WORK INSTRUCTIONS: Copy the first line of the entries below and every line after it through the line containing "from matplotlib.patches import Patch". Do not include pictures.

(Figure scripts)
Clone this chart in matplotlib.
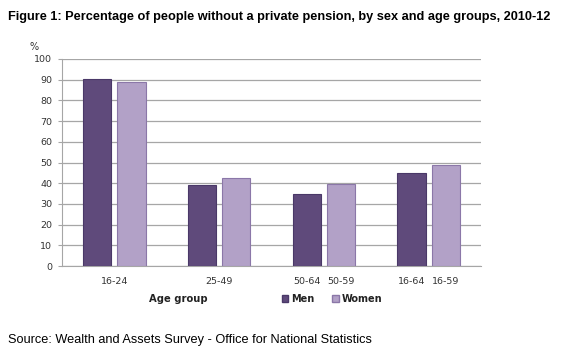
import numpy as np
import matplotlib.pyplot as plt
from matplotlib.patches import Patch

# Values (%)
men = [90.3, 39.0, 35.0, 45.0]
women = [88.7, 42.5, 39.5, 48.8]
men_labels = ['', '', '50-64', '16-64']
women_labels = ['', '', '50-59', '16-59']
group_labels = ['16-24', '25-49', '', '']

c_men = '#5F4A7B'
c_women = '#B2A1C7'

x = np.arange(len(men))
w = 0.27
off = 0.163

fig = plt.figure(figsize=(5.73, 3.53), dpi=100)
ax = fig.add_axes([62/573, 1-266/353, 419/573, 207/353])

ax.bar(x - off, men, w, color=c_men, edgecolor='#4A3868', lw=0.8, zorder=3)
ax.bar(x + off, women, w, color=c_women, edgecolor='#8B77A8', lw=0.8, zorder=3)

ax.set_xlim(-0.5, 3.5)
ax.set_ylim(0, 100)
ax.set_yticks(range(0, 101, 10))
ax.yaxis.grid(True, color='#A6A6A6', lw=0.9, zorder=0)

# x tick labels: grouped label for first two, per-bar labels for the rest
pos, labs = [], []
for i in range(len(men)):
    if group_labels[i]:
        pos.append(x[i]); labs.append(group_labels[i])
    else:
        pos += [x[i] - off, x[i] + off]; labs += [men_labels[i], women_labels[i]]
ax.set_xticks(pos)
ax.set_xticklabels(labs)
ax.tick_params(axis='x', length=0, pad=8, labelsize=6.8, labelcolor='#333333')
ax.tick_params(axis='y', length=3, color='#A6A6A6', labelsize=6.8, labelcolor='#333333', pad=4)

for s in ['top', 'right']:
    ax.spines[s].set_visible(False)
ax.spines['left'].set_color('#A6A6A6')
ax.spines['bottom'].set_color('#A6A6A6')

fig.text(30/573, 1-47/353, '%', fontsize=7, color='#333333', va='center')
fig.text(8/573, 1-17/353, 'Figure 1: Percentage of people without a private pension, by sex and age groups, 2010-12',
         fontsize=9.2, fontweight='bold', family='Liberation Sans', va='center')
fig.text(178/573, 1-299/353, 'Age group', fontsize=7.2, fontweight='bold', color='#222222', ha='center', va='center')

handles = [Patch(facecolor=c_men, edgecolor='#4A3868'), Patch(facecolor=c_women, edgecolor='#8B77A8')]
leg = fig.legend(handles, ['Men', 'Women'], loc='center', bbox_to_anchor=(332/573, 1-299/353), ncol=2,
                 frameon=False, handlelength=0.7, handleheight=0.7, handletextpad=0.3, columnspacing=1.8,
                 prop={'size': 7, 'weight': 'bold'})
for t in leg.get_texts():
    t.set_color('#222222')

fig.text(8/573, 1-340/353, 'Source: Wealth and Assets Survey - Office for National Statistics',
         fontsize=9.2, family='Liberation Sans', va='center')

fig.savefig('out.png', dpi=100, facecolor='white')
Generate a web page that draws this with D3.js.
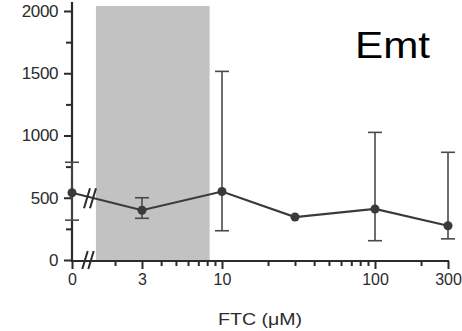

SOLUTION FOR THIS TASK:
Clone this chart in matplotlib.
import numpy as np
import matplotlib.pyplot as plt
from matplotlib.patches import Patch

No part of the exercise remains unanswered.